§ **JOB**
Leaving out all pictures, please print only the lines from the one containing "What TikZ code" through the one containing "(141,69) rectangle (1000,578);".

-------- INFORMATION SHOWN --------

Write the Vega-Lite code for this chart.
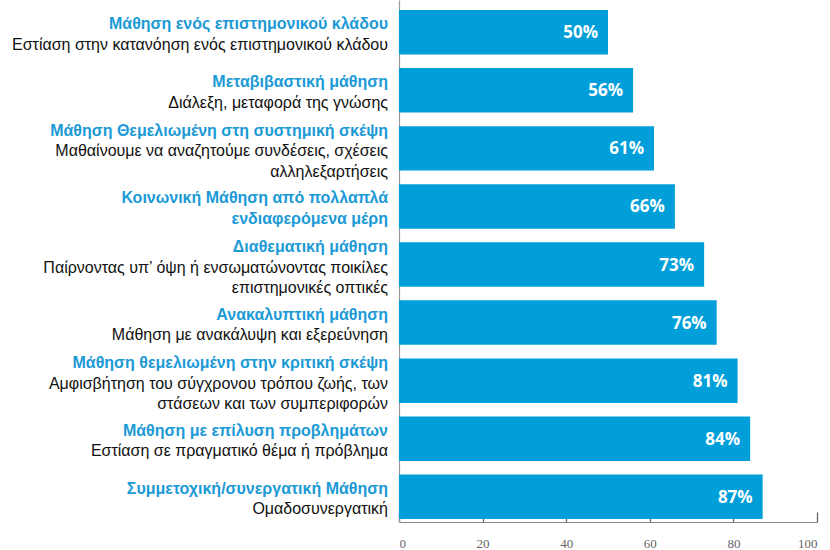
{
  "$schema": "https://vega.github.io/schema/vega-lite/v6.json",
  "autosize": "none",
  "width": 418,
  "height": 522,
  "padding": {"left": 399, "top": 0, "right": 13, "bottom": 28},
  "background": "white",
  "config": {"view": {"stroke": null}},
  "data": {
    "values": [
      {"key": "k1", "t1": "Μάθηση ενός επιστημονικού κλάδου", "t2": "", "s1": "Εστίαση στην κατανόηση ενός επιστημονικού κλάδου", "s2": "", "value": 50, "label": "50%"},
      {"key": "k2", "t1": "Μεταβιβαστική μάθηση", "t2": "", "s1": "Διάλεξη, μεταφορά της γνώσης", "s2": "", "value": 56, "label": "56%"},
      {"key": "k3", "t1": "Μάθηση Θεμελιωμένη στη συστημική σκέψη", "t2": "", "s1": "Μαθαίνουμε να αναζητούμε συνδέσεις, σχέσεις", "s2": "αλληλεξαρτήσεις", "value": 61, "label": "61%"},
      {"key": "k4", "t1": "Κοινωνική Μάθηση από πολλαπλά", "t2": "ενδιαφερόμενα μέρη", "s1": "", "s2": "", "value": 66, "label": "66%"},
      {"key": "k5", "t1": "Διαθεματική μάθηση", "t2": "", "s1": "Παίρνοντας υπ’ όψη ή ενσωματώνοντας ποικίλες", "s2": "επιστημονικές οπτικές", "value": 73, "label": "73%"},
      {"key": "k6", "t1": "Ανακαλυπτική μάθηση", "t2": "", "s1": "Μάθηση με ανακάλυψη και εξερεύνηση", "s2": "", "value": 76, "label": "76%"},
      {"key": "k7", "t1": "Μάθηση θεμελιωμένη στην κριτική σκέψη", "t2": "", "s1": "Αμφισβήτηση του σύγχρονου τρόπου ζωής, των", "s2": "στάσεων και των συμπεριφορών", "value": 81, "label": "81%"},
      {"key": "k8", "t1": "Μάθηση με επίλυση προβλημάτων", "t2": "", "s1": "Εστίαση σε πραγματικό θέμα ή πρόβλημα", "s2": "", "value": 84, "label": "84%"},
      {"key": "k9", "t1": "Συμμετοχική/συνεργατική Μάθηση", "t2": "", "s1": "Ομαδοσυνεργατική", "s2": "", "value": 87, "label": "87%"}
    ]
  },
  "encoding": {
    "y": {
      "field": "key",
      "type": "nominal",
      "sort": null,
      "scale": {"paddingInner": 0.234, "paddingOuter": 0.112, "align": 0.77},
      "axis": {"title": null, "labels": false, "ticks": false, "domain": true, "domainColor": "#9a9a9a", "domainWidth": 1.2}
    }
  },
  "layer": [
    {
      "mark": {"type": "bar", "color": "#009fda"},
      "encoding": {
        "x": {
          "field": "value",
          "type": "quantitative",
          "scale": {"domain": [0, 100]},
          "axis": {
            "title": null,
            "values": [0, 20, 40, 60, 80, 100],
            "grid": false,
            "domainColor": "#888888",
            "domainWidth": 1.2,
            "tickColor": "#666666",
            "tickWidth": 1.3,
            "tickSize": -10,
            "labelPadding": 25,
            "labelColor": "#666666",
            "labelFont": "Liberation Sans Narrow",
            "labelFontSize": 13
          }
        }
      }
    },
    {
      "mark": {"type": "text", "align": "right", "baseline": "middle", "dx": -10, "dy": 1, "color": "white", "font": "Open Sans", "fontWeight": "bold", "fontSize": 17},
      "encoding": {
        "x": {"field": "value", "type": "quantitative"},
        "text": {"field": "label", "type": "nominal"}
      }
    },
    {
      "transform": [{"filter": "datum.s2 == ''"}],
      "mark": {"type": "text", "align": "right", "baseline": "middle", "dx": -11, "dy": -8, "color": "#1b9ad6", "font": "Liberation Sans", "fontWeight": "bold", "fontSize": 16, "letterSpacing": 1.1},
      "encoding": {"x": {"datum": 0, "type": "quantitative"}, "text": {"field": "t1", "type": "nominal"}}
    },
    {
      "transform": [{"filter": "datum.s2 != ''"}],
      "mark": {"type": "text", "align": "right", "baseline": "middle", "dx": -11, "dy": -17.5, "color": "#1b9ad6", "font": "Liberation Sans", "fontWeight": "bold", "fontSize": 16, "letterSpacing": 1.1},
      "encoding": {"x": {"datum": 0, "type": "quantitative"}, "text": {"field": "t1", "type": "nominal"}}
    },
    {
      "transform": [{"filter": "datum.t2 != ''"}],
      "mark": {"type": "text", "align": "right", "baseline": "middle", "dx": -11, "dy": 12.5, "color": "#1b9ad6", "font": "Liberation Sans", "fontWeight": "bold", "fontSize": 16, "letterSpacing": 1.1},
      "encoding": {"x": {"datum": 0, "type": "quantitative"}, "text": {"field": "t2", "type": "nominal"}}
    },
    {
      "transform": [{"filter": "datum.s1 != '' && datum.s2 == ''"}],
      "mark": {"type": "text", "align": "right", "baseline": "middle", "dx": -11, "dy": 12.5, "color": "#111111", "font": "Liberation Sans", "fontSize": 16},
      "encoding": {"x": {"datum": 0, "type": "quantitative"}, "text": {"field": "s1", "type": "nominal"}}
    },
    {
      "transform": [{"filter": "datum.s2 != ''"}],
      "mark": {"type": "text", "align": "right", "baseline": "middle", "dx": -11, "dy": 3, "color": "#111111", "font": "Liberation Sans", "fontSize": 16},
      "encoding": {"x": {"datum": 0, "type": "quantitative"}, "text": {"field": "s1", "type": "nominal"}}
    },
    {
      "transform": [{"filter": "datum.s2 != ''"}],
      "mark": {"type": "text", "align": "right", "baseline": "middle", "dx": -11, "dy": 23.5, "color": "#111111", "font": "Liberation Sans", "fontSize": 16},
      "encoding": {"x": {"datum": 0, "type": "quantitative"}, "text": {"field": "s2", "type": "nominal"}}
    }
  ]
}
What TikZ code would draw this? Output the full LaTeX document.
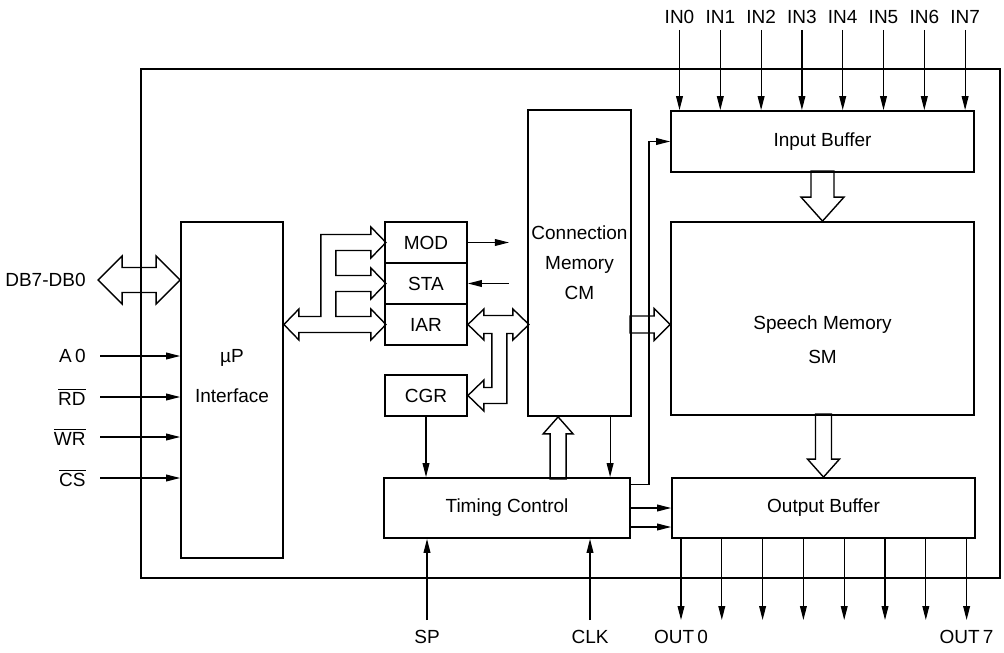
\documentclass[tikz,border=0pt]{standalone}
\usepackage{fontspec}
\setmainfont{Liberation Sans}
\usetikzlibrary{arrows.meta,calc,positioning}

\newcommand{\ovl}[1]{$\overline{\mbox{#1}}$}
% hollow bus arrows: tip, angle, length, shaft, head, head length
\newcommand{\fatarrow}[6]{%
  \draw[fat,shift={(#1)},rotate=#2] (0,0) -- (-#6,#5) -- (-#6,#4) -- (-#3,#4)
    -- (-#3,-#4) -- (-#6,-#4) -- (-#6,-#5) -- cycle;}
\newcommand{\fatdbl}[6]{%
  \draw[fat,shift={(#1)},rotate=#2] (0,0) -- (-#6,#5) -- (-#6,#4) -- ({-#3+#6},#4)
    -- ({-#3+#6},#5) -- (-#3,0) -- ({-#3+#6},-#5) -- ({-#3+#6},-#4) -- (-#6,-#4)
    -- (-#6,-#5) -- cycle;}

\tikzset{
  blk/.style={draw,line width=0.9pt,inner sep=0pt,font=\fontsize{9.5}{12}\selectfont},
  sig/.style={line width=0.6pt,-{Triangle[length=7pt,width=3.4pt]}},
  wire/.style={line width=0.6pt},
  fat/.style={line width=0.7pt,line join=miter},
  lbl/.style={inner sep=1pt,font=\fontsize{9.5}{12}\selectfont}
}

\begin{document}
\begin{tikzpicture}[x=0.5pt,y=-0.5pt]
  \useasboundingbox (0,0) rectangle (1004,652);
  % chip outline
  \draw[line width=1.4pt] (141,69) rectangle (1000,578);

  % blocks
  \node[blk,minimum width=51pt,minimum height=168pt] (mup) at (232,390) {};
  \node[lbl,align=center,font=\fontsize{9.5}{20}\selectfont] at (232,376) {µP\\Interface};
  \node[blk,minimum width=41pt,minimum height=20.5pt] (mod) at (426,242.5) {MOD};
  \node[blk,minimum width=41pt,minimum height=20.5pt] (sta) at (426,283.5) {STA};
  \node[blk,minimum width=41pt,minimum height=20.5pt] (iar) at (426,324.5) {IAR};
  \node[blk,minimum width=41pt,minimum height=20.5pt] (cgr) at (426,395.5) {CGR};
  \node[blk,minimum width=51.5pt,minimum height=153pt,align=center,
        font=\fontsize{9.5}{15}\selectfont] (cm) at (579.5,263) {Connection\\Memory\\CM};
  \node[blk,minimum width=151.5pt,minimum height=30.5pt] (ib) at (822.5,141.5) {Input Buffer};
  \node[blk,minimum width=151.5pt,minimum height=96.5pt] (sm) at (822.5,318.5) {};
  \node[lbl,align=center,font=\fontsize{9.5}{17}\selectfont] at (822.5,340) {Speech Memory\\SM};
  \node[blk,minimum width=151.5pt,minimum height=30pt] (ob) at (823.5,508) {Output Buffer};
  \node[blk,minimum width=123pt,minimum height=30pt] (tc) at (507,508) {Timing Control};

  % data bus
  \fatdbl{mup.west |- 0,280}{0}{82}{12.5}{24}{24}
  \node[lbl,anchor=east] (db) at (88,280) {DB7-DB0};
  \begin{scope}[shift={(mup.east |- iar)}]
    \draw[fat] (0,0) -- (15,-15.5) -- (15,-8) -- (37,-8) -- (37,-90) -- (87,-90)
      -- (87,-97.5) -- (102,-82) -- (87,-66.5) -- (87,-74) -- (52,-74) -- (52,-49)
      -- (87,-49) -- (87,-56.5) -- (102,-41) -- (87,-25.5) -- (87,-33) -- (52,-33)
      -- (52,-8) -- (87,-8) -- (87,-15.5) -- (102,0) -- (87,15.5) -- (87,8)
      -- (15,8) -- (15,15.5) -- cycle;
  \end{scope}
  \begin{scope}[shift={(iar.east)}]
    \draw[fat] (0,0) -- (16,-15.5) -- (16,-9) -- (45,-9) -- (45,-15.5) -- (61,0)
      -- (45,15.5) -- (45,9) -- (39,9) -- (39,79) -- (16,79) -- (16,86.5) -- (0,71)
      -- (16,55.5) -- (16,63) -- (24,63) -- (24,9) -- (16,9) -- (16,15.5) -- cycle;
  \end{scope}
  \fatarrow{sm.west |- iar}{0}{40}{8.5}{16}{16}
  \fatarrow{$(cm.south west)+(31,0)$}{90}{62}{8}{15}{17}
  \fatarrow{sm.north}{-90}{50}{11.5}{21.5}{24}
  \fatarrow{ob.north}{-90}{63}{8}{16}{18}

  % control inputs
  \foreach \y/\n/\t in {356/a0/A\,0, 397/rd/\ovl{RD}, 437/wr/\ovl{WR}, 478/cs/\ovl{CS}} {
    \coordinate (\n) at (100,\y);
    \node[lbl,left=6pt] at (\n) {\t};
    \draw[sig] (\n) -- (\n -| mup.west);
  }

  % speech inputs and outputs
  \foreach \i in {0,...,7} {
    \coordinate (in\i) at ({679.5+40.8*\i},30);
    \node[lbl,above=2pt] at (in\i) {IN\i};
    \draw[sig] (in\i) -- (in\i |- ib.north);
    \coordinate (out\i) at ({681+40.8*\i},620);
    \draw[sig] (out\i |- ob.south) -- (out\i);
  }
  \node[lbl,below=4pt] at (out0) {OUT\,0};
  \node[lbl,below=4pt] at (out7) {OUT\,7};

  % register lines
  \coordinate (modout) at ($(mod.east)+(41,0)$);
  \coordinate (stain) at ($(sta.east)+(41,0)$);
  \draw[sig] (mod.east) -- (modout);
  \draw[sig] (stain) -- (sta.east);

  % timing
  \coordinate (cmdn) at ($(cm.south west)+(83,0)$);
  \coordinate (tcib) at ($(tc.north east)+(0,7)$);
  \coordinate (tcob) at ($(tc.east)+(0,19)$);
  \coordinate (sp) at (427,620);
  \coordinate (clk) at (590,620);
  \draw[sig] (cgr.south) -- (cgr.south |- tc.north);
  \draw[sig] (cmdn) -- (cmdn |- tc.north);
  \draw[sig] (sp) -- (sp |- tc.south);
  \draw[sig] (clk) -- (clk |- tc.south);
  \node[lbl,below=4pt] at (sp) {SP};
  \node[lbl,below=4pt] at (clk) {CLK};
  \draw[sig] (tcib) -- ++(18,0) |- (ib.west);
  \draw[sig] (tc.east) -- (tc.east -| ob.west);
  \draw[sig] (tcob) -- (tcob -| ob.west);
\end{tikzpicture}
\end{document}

--------

§ **SOLUTION**
What TikZ code would draw this? Output the full LaTeX document.
\documentclass[tikz,border=0pt]{standalone}
\usepackage{fontspec}
\setmainfont{Liberation Sans}
\usetikzlibrary{arrows.meta,calc,positioning}

\newcommand{\ovl}[1]{$\overline{\mbox{#1}}$}
% hollow bus arrows: tip, angle, length, shaft, head, head length
\newcommand{\fatarrow}[6]{%
  \draw[fat,shift={(#1)},rotate=#2] (0,0) -- (-#6,#5) -- (-#6,#4) -- (-#3,#4)
    -- (-#3,-#4) -- (-#6,-#4) -- (-#6,-#5) -- cycle;}
\newcommand{\fatdbl}[6]{%
  \draw[fat,shift={(#1)},rotate=#2] (0,0) -- (-#6,#5) -- (-#6,#4) -- ({-#3+#6},#4)
    -- ({-#3+#6},#5) -- (-#3,0) -- ({-#3+#6},-#5) -- ({-#3+#6},-#4) -- (-#6,-#4)
    -- (-#6,-#5) -- cycle;}

\tikzset{
  blk/.style={draw,line width=0.9pt,inner sep=0pt,font=\fontsize{9.5}{12}\selectfont},
  sig/.style={line width=0.6pt,-{Triangle[length=7pt,width=3.4pt]}},
  wire/.style={line width=0.6pt},
  fat/.style={line width=0.7pt,line join=miter},
  lbl/.style={inner sep=1pt,font=\fontsize{9.5}{12}\selectfont}
}

\begin{document}
\begin{tikzpicture}[x=0.5pt,y=-0.5pt]
  \useasboundingbox (0,0) rectangle (1004,652);
  % chip outline
  \draw[line width=1.4pt] (141,69) rectangle (1000,578);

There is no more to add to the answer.